## THE PROBLEM
Omit every picture, and retype the lines that run from the beginning of the data below through the line containing "Chart.register(...registerables);", inclusive.
(begin)
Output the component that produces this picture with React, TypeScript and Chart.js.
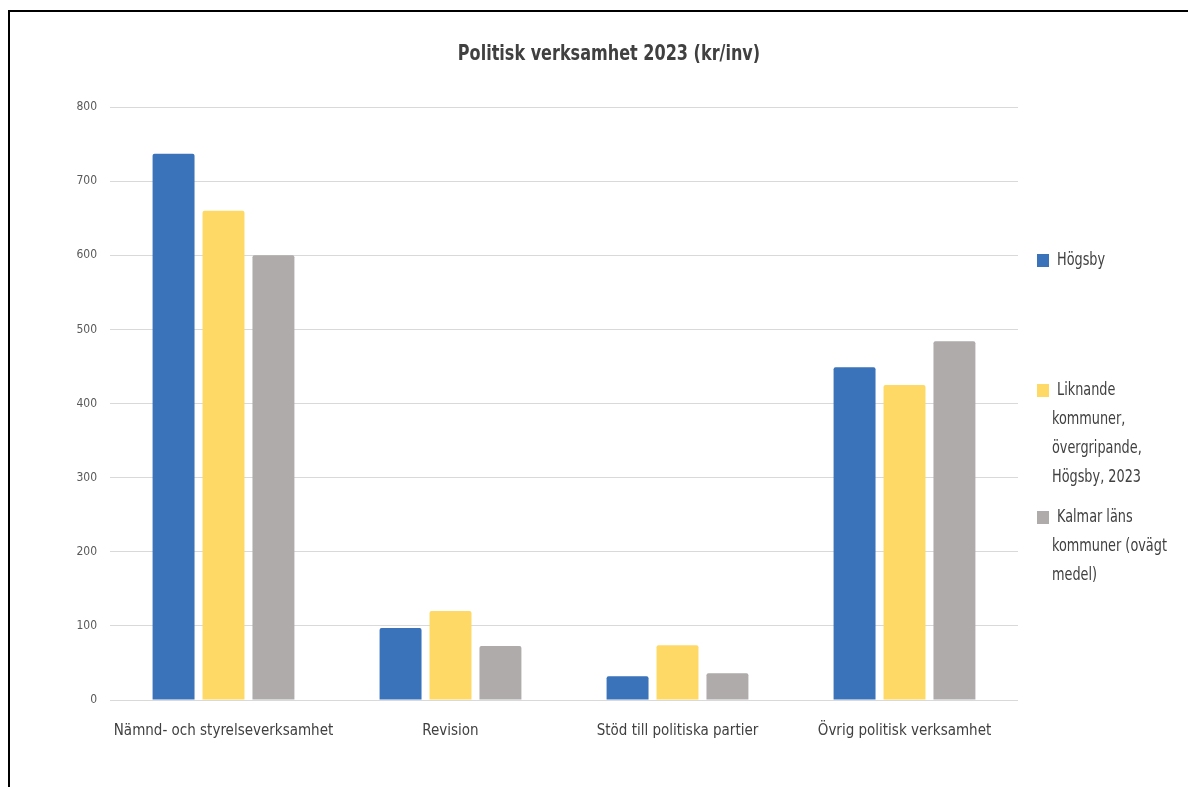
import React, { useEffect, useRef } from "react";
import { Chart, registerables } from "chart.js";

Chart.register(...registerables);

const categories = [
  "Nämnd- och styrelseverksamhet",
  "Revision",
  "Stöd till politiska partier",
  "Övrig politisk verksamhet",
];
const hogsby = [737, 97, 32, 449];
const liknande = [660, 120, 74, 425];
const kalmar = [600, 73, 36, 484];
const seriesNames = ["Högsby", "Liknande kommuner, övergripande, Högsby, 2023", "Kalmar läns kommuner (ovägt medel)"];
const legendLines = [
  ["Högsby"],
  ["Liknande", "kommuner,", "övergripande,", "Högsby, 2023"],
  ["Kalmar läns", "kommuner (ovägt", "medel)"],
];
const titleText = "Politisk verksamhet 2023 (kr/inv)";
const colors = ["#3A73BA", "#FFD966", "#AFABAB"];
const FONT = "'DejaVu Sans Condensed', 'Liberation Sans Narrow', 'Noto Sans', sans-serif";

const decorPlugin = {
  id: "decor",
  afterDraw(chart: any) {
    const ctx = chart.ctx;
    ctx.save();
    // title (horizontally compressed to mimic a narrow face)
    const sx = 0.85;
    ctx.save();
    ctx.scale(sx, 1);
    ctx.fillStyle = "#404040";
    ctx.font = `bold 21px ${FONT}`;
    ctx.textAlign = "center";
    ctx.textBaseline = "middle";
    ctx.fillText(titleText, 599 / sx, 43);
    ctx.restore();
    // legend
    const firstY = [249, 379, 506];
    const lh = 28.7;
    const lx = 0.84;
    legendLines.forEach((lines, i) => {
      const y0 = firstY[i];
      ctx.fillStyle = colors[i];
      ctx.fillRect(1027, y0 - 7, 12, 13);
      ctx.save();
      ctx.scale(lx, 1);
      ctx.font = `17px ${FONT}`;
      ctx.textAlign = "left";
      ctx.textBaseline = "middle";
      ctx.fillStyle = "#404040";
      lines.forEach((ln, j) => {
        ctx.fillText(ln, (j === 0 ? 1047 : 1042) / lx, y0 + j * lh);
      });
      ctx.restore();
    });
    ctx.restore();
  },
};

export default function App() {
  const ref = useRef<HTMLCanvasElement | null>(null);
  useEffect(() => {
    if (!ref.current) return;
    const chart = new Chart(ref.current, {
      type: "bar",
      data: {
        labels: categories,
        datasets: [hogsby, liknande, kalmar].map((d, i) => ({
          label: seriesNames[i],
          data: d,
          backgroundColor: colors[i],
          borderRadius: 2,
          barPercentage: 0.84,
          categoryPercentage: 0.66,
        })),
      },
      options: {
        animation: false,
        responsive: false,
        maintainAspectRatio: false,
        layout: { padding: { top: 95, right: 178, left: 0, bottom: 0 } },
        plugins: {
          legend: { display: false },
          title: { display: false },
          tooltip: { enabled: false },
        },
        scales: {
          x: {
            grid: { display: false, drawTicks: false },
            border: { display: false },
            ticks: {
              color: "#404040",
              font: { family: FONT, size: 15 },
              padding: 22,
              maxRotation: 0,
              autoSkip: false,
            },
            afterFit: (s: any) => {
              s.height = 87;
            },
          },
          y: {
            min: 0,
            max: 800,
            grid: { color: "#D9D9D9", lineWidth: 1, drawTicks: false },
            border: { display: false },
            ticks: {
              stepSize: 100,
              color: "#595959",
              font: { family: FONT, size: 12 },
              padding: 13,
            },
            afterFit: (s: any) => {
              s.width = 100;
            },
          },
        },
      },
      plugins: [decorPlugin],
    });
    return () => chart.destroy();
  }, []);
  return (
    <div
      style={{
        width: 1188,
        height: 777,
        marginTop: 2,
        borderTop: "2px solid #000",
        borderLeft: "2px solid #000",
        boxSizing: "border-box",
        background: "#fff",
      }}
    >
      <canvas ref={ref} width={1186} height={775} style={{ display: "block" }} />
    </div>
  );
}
(end)
## OUTPUT FOR THIS TASK
Output the component that produces this picture with React, TypeScript and Chart.js.
import React, { useEffect, useRef } from "react";
import { Chart, registerables } from "chart.js";

Chart.register(...registerables);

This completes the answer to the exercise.